Why Cincinnati Children’s? Doctor Expertise and Bedside Manner

Telehealth has been a welcome addition, said Jaime, and will save her lots of time travelling to and from appointments. But she will continue to drive to Cincinnati Children’s for her children’s medical needs when necessary. And she doesn’t mind doing so because of the compassionate doctors and dedicated staff. 

“Other doctors, they’re walking into the room and I’m informing them. But at Cincinnati Children’s, in general, when the doctor walks into the room they’ve read my child’s file and know what they’re walking into, even if it's a first-time appointment,” said Jaime. 

Jaime highlights neurosurgeon Smruti Patel, MD, as being particularly great, noting her wonderful interactions over the last few months with Emmabelle and Josie. 

“Dr. Patel didn’t rush me. She listened to me,” Jaime said. “She obviously knew what she was talking about and was confident in her own skill set. But she was not arrogant and demeaning to me. She treated me like an equal part in the treatment team.”

During their first appointment at Cincinnati Children’s, Emma needed tubes for her ears. It’s a standard ENT procedure, which Jaime had witnessed before at other hospitals. But this time, imaging scans were ordered. The results showed that Emma had a 70% compression on her spinal cord, which eventually led to corrective surgery and Dr. Patel’s involvement. 

“That’s when I built my trust in Dr. Patel,” said Jaime. “She was fabulous with Emma. Then when I found out that Dr. Patel also did telemedicine in Fort Wayne, I was super excited. It was magic.” 

Dr. Patel, who believes that telehealth has many advantages, wants to help as many people as she can, particularly patients like Emma and Josie who have unique needs and for whom traveling long distances can be difficult and uncomfortable. 

“Going to a doctor’s visit can lead to further stress and anxiety than children often already experience,” said Dr.

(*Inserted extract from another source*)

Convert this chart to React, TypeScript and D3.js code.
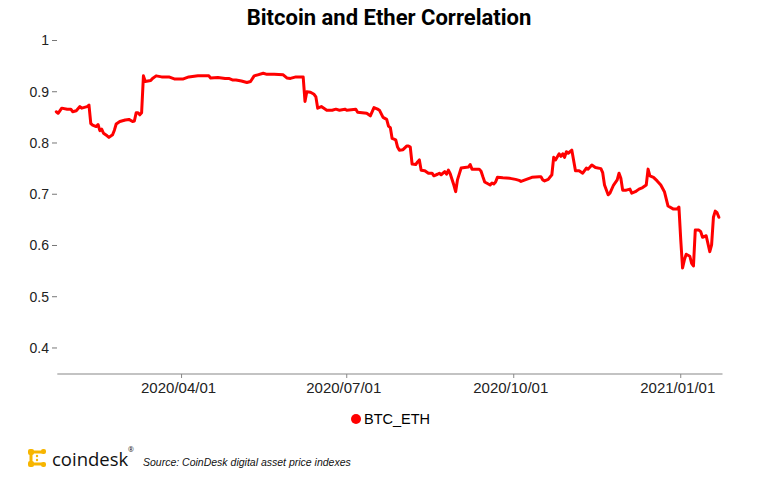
import React from "react";
import * as d3 from "d3";

const seriesName = "BTC_ETH";
const dates: string[] = [
  "2020-01-23","2020-01-24","2020-01-26","2020-01-29","2020-01-31","2020-02-01","2020-02-03","2020-02-05","2020-02-06","2020-02-09",
  "2020-02-10","2020-02-11","2020-02-12","2020-02-14","2020-02-15","2020-02-16","2020-02-17","2020-02-18","2020-02-20","2020-02-21",
  "2020-02-23","2020-02-24","2020-02-25","2020-02-27","2020-03-01","2020-03-03","2020-03-05","2020-03-06","2020-03-07","2020-03-08",
  "2020-03-09","2020-03-10","2020-03-11","2020-03-12","2020-03-15","2020-03-16","2020-03-18","2020-03-21","2020-03-25","2020-03-28",
  "2020-04-02","2020-04-05","2020-04-10","2020-04-16","2020-04-17","2020-04-21","2020-04-25","2020-04-27","2020-04-29","2020-05-01",
  "2020-05-04","2020-05-07","2020-05-09","2020-05-11","2020-05-13","2020-05-16","2020-05-18","2020-05-22","2020-05-27","2020-05-29",
  "2020-05-31","2020-06-03","2020-06-05","2020-06-07","2020-06-08","2020-06-09","2020-06-11","2020-06-13","2020-06-14","2020-06-15",
  "2020-06-17","2020-06-20","2020-06-23","2020-06-25","2020-06-27","2020-06-30","2020-07-01","2020-07-06","2020-07-07","2020-07-12",
  "2020-07-14","2020-07-16","2020-07-18","2020-07-19","2020-07-21","2020-07-23","2020-07-24","2020-07-25","2020-07-26","2020-07-28",
  "2020-07-29","2020-07-30","2020-08-01","2020-08-03","2020-08-04","2020-08-05","2020-08-06","2020-08-08","2020-08-09","2020-08-10",
  "2020-08-11","2020-08-13","2020-08-15","2020-08-17","2020-08-18","2020-08-20","2020-08-21","2020-08-22","2020-08-24","2020-08-25",
  "2020-08-26","2020-08-27","2020-08-29","2020-08-30","2020-08-31","2020-09-02","2020-09-04","2020-09-06","2020-09-07","2020-09-08",
  "2020-09-09","2020-09-12","2020-09-13","2020-09-14","2020-09-15","2020-09-16","2020-09-18","2020-09-19","2020-09-20","2020-09-21",
  "2020-09-22","2020-09-25","2020-09-29","2020-10-02","2020-10-04","2020-10-05","2020-10-08","2020-10-11","2020-10-15","2020-10-16",
  "2020-10-17","2020-10-18","2020-10-20","2020-10-22","2020-10-23","2020-10-24","2020-10-26","2020-10-27","2020-10-28","2020-10-29",
  "2020-10-30","2020-10-31","2020-11-02","2020-11-04","2020-11-06","2020-11-08","2020-11-10","2020-11-11","2020-11-13","2020-11-15",
  "2020-11-18","2020-11-19","2020-11-20","2020-11-22","2020-11-23","2020-11-25","2020-11-27","2020-11-28","2020-11-29","2020-11-30",
  "2020-12-02","2020-12-04","2020-12-05","2020-12-07","2020-12-09","2020-12-11","2020-12-13","2020-12-14","2020-12-15","2020-12-17",
  "2020-12-19","2020-12-21","2020-12-23","2020-12-25","2020-12-28","2020-12-30","2020-12-31","2021-01-01","2021-01-02","2021-01-03",
  "2021-01-04","2021-01-06","2021-01-07","2021-01-08","2021-01-09","2021-01-11","2021-01-12","2021-01-13","2021-01-15","2021-01-17",
  "2021-01-18","2021-01-19","2021-01-20","2021-01-21","2021-01-22"
];
const values: number[] = [
  0.861,0.858,0.868,0.866,0.866,0.861,0.863,0.871,0.868,0.871,
  0.874,0.838,0.835,0.832,0.836,0.824,0.827,0.819,0.814,0.811,
  0.816,0.825,0.837,0.842,0.845,0.846,0.842,0.843,0.859,0.859,
  0.855,0.859,0.931,0.920,0.922,0.926,0.931,0.929,0.929,0.925,
  0.925,0.929,0.931,0.931,0.927,0.928,0.926,0.926,0.923,0.923,
  0.921,0.918,0.920,0.931,0.933,0.936,0.934,0.934,0.933,0.927,
  0.926,0.929,0.929,0.929,0.881,0.900,0.899,0.895,0.890,0.868,
  0.871,0.864,0.864,0.866,0.864,0.866,0.864,0.866,0.860,0.858,
  0.853,0.869,0.866,0.864,0.850,0.846,0.833,0.830,0.809,0.806,
  0.792,0.786,0.787,0.794,0.794,0.792,0.759,0.758,0.763,0.767,
  0.747,0.746,0.741,0.741,0.736,0.739,0.741,0.738,0.744,0.739,
  0.747,0.740,0.718,0.705,0.728,0.751,0.752,0.753,0.758,0.749,
  0.749,0.749,0.745,0.734,0.724,0.722,0.718,0.722,0.720,0.724,
  0.733,0.732,0.731,0.729,0.727,0.725,0.729,0.733,0.734,0.734,
  0.728,0.726,0.729,0.738,0.772,0.767,0.779,0.774,0.779,0.772,
  0.783,0.780,0.786,0.746,0.746,0.741,0.751,0.749,0.757,0.752,
  0.750,0.742,0.718,0.699,0.702,0.718,0.728,0.741,0.731,0.708,
  0.708,0.710,0.702,0.705,0.710,0.713,0.718,0.749,0.736,0.733,
  0.726,0.718,0.705,0.677,0.671,0.671,0.675,0.611,0.556,0.572,
  0.583,0.579,0.565,0.560,0.630,0.630,0.627,0.616,0.619,0.588,
  0.601,0.655,0.667,0.664,0.655
];
const yTicks: number[] = [0.4, 0.5, 0.6, 0.7, 0.8, 0.9, 1];
const xTickDates: string[] = ["2020-04-01", "2020-07-01", "2020-10-01", "2021-01-01"];
const xDomain: string[] = ["2020-01-23", "2021-01-24"];
const title = "Bitcoin and Ether Correlation";
const sourceText = "Source: CoinDesk digital asset price indexes";

const W = 775;
const H = 487;

export default function App() {
  const parse = d3.timeParse("%Y-%m-%d");
  const fmt = d3.timeFormat("%Y/%m/%d");
  const data = dates.map((d, i) => ({ date: parse(d) as Date, value: values[i] }));

  const x = d3
    .scaleTime()
    .domain(xDomain.map((d) => parse(d) as Date))
    .range([56.3, 722.5]);
  const y = d3.scaleLinear().domain([0.35, 1]).range([373.6, 40.5]);

  const line = d3
    .line<{ date: Date; value: number }>()
    .x((d) => x(d.date))
    .y((d) => y(d.value));

  const axisY = 374;
  const tickFont = "'Liberation Sans', Arial, sans-serif";
  const gold = "#f7b500";

  return (
    <svg
      width={W}
      height={H}
      style={{ position: "absolute", left: 0, top: 0, background: "#fff" }}
    >
      <rect width={W} height={H} fill="#fff" />
      <text
        x={389}
        y={25}
        textAnchor="middle"
        fontFamily="Roboto, sans-serif"
        fontWeight={700}
        fontSize={22}
        fill="#000"
      >
        {title}
      </text>

      {yTicks.map((t) => (
        <g key={t} transform={`translate(0,${y(t)})`}>
          <line x1={52} x2={57} stroke="#777" strokeWidth={1} />
          <text
            x={49}
            dy="0.35em"
            textAnchor="end"
            fontFamily={tickFont}
            fontSize={14}
            fill="#222"
          >
            {String(t)}
          </text>
        </g>
      ))}

      <line x1={x.range()[0] + 1} x2={x.range()[1]} y1={axisY} y2={axisY} stroke="#888" strokeWidth={1.2} />
      {xTickDates.map((s) => {
        const d = parse(s) as Date;
        return (
          <g key={s} transform={`translate(${x(d)},${axisY})`}>
            <line y1={0} y2={4} stroke="#888" strokeWidth={1} />
            <text
              x={-3}
              y={19}
              textAnchor="middle"
              fontFamily={tickFont}
              fontSize={15}
              fill="#222"
            >
              {fmt(d)}
            </text>
          </g>
        );
      })}

      <path
        d={line(data) || ""}
        fill="none"
        stroke="#ff0000"
        strokeWidth={3}
        strokeLinejoin="round"
        strokeLinecap="round"
      />

      <circle cx={356} cy={419} r={5} fill="#ff0000" />
      <text x={364} y={424} fontFamily={tickFont} fontSize={14.5} fill="#000">
        {seriesName}
      </text>

      {/* coindesk logo */}
      <g fill={gold}>
        <rect x={28} y={449} width={6} height={6} rx={2} />
        <rect x={31} y={450.5} width={12} height={3} rx={1.5} />
        <rect x={41} y={449} width={5} height={5} rx={2} />
        <rect x={29.5} y={452} width={3} height={12} rx={1.5} />
        <rect x={28} y={461} width={6} height={6} rx={2} />
        <rect x={31} y={462.5} width={12} height={3} rx={1.5} />
        <rect x={41} y={462} width={5} height={5} rx={2} />
        <circle cx={37} cy={456} r={1.2} />
        <circle cx={37} cy={460} r={1.2} />
      </g>
      <text x={52} y={466} fontFamily="'Open Sans', sans-serif" fontSize={18.5} fill="#111">
        coindesk
      </text>
      <text x={128} y={452} fontFamily="'Open Sans', sans-serif" fontSize={7} fill="#111">
        ®
      </text>
      <text
        x={143}
        y={466}
        fontFamily={tickFont}
        fontStyle="italic"
        fontSize={10.5}
        fill="#111"
      >
        {sourceText}
      </text>
    </svg>
  );
}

Patel, adding that telehealth provides nearly equivalent clinical information as a face-to-face encounter. 

“At the very least, it is helpful in identifying up front which patients truly need to be brought in for an in-person evaluation without inconveniencing families that may live long distances.” 

Plus, having clinical staff in the room during the telehealth visit is crucial. 

“The key to a successful clinic visit with this set up is continuous communication with the in-person providers and requesting feedback at each portion of the examination,” said Dr. Patel. “We work together as a team to identify any findings, discuss what these findings may mean and formulate a plan of action for next steps.” 

Most importantly, Jaime said she feels part of the team regardless of the type of visit. Whether she’s in Fort Wayne for telehealth or Cincinnati in person, expert care is expert care. 

“I didn’t feel like my child was missing out on anything [by using telehealth],” Jaime said. “And I have 17 kids with lots of special needs. I’m in these appointments all the time, so I have a reference point.”

(Published May 2024)

Family day at Kings Island.

Jaime (orange hat) and Christopher (on her right) enjoy a day at Kings Island with a portion of their family and friends.